How would you do directories? Directories do not have an etag, so you'd have to have a different mechanism that is both persistent but also based upon some other criteria to maintain persistence.
Hardlinking directories are not allowed in POSIX so there is no need for different directories to have same indoe. Here hashing the absolute path would be enough to ensure persistency. We do run into the issue of renaming causing inode to change, but I consider that a minor issue. Possibly we could reserve inode > 8xxxxxx for directories and <= 8xxxxxx for files to avoid collisions.
I think etag will probably work for my purposes, pending how we deal with multiple things with the same inode number in the same filesystem but st_nlinks = 1. Might just be fine.

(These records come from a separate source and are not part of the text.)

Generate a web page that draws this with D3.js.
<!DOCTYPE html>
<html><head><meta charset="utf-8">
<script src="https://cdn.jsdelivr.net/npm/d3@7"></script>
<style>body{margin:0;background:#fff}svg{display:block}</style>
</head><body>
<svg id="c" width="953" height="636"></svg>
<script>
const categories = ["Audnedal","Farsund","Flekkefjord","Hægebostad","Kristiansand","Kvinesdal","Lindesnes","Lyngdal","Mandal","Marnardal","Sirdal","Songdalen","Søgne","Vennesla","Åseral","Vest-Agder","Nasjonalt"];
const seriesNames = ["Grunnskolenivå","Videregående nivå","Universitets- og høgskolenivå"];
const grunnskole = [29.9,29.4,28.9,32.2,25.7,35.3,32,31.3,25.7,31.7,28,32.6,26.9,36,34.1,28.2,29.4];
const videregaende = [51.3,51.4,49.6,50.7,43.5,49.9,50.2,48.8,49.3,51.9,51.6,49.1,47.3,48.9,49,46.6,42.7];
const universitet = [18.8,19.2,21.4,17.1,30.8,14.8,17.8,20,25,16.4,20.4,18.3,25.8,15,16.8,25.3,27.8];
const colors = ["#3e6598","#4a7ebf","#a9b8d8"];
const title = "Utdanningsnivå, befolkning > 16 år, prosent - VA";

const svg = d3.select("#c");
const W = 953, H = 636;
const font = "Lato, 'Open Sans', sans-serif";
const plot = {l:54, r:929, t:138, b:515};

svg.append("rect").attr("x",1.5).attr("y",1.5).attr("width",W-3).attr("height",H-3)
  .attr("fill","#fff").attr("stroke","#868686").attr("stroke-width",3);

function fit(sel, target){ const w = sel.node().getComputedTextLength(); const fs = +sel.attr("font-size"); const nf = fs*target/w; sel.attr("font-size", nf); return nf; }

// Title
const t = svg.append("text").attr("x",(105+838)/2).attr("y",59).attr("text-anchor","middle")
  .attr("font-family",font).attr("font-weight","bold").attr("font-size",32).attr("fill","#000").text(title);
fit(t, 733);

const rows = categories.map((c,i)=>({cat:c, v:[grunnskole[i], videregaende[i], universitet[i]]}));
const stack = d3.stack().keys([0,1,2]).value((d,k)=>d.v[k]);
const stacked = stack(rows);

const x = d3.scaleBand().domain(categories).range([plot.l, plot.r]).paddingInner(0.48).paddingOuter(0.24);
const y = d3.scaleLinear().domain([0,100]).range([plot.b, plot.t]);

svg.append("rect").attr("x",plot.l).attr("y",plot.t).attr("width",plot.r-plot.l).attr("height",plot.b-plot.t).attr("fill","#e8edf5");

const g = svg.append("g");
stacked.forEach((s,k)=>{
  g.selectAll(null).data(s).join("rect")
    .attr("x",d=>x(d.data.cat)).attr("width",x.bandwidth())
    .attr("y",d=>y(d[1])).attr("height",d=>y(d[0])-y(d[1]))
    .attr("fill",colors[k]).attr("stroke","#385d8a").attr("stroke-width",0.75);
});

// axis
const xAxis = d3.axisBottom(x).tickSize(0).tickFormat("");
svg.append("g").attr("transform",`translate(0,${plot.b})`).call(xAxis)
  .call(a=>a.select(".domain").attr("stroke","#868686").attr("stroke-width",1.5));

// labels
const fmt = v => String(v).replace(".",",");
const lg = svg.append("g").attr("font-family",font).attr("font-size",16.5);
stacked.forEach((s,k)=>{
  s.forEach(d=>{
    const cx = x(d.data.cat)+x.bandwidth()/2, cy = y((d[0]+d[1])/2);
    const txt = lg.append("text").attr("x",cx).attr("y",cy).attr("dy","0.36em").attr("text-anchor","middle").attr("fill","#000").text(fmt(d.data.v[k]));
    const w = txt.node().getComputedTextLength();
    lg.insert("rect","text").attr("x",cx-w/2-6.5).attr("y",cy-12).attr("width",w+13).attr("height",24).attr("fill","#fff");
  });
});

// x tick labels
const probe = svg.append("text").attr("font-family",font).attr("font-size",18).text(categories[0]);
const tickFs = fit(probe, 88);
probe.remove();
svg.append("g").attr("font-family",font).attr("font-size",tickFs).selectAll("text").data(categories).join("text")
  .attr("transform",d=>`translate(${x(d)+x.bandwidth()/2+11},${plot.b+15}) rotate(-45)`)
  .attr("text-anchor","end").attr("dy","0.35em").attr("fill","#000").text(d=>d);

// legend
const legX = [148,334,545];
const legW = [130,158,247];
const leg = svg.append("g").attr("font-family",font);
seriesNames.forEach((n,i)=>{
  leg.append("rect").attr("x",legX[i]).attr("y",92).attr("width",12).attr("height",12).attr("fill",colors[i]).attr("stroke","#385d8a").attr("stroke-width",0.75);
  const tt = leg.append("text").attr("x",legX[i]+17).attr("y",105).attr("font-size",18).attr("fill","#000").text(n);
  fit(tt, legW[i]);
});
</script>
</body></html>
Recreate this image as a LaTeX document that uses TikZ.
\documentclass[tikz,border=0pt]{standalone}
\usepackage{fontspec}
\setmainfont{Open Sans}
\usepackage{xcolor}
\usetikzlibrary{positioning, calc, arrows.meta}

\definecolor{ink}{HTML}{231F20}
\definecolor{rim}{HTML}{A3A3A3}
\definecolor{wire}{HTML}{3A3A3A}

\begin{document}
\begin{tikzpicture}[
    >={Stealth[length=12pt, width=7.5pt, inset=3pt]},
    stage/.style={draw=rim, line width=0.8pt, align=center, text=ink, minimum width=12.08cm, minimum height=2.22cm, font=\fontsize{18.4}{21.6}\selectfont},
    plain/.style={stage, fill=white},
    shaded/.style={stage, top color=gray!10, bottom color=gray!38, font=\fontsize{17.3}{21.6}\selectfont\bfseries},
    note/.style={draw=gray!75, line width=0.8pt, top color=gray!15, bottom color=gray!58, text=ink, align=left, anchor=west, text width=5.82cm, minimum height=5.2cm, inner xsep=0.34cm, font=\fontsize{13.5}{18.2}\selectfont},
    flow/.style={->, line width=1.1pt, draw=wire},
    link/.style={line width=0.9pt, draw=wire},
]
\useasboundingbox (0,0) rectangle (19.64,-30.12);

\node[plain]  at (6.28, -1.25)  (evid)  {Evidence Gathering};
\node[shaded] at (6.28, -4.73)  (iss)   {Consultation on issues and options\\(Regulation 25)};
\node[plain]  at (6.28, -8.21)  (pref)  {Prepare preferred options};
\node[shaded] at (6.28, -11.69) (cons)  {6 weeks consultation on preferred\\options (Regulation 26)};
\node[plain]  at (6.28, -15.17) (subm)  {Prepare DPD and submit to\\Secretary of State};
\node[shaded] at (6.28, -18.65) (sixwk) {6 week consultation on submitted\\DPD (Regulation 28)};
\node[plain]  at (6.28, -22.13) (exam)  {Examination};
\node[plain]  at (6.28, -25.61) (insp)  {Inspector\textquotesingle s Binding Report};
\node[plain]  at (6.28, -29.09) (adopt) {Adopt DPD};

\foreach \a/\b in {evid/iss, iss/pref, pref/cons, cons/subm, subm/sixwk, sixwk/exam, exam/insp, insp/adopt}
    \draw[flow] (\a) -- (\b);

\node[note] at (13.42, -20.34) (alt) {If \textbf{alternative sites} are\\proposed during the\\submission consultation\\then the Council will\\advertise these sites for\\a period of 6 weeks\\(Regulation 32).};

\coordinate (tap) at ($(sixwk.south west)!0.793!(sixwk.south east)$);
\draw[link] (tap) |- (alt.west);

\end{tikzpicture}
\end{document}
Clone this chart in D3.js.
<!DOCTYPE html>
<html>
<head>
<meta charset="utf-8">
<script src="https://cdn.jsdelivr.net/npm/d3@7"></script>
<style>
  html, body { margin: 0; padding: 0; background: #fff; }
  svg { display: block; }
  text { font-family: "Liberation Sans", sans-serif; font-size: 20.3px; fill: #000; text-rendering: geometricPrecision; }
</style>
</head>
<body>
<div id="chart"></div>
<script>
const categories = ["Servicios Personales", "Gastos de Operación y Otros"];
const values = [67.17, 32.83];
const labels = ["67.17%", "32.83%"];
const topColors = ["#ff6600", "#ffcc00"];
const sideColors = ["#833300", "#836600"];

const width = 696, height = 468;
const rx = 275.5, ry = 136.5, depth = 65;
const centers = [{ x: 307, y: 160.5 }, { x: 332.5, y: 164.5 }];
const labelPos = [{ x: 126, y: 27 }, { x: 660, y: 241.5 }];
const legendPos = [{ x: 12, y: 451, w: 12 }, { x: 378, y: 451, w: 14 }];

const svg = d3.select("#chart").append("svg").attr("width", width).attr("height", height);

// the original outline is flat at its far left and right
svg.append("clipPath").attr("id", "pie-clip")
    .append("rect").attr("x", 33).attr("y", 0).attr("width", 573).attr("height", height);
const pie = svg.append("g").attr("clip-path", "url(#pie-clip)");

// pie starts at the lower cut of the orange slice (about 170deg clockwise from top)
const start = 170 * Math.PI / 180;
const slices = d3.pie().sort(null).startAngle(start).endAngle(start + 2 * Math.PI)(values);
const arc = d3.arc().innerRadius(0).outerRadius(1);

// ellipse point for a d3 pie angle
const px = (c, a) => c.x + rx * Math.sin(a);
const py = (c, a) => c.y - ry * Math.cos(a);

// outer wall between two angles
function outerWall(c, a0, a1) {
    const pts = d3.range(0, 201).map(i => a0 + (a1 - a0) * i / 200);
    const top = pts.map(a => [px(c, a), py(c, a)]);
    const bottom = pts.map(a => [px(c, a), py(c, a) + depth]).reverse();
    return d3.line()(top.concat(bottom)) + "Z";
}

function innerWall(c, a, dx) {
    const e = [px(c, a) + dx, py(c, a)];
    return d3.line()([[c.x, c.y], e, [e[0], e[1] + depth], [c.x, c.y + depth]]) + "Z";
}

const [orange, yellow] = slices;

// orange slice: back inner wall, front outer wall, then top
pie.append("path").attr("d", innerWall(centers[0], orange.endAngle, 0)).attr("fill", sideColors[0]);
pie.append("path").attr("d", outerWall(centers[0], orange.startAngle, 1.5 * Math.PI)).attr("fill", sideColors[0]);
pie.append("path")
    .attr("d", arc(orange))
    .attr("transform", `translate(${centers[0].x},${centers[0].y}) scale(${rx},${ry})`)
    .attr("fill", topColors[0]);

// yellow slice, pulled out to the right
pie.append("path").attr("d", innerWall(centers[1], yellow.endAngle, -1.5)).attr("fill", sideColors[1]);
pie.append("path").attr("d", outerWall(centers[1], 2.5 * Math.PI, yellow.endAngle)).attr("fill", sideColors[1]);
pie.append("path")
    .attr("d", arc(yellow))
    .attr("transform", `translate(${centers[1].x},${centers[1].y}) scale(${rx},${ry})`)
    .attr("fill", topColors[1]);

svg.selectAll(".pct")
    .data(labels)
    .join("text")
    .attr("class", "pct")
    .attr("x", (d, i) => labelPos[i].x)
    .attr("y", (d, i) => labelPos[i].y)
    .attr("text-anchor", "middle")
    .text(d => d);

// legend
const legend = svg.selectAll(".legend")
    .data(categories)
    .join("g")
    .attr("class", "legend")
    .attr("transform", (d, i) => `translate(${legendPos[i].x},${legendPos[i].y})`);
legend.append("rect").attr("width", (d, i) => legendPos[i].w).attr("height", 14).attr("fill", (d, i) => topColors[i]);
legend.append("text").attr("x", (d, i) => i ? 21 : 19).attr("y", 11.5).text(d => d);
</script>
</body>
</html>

is this re-born as a result of killing the other etag-based one? (I have confirmed a variation of this also works with Azure backend)
I do intend to revisit this, but my current free time is going to be dedicated to releasing the multiple backend work first. Everything is mostly there, but figuring out how to do things like CI takes time.
@kahing , just getting back to this patch. I think it would be worth doing it with the --stable-inode type of flag. We can name it something else if you want. We have been running with this for quite some time and it is stable and appears to work. (At least for our needs).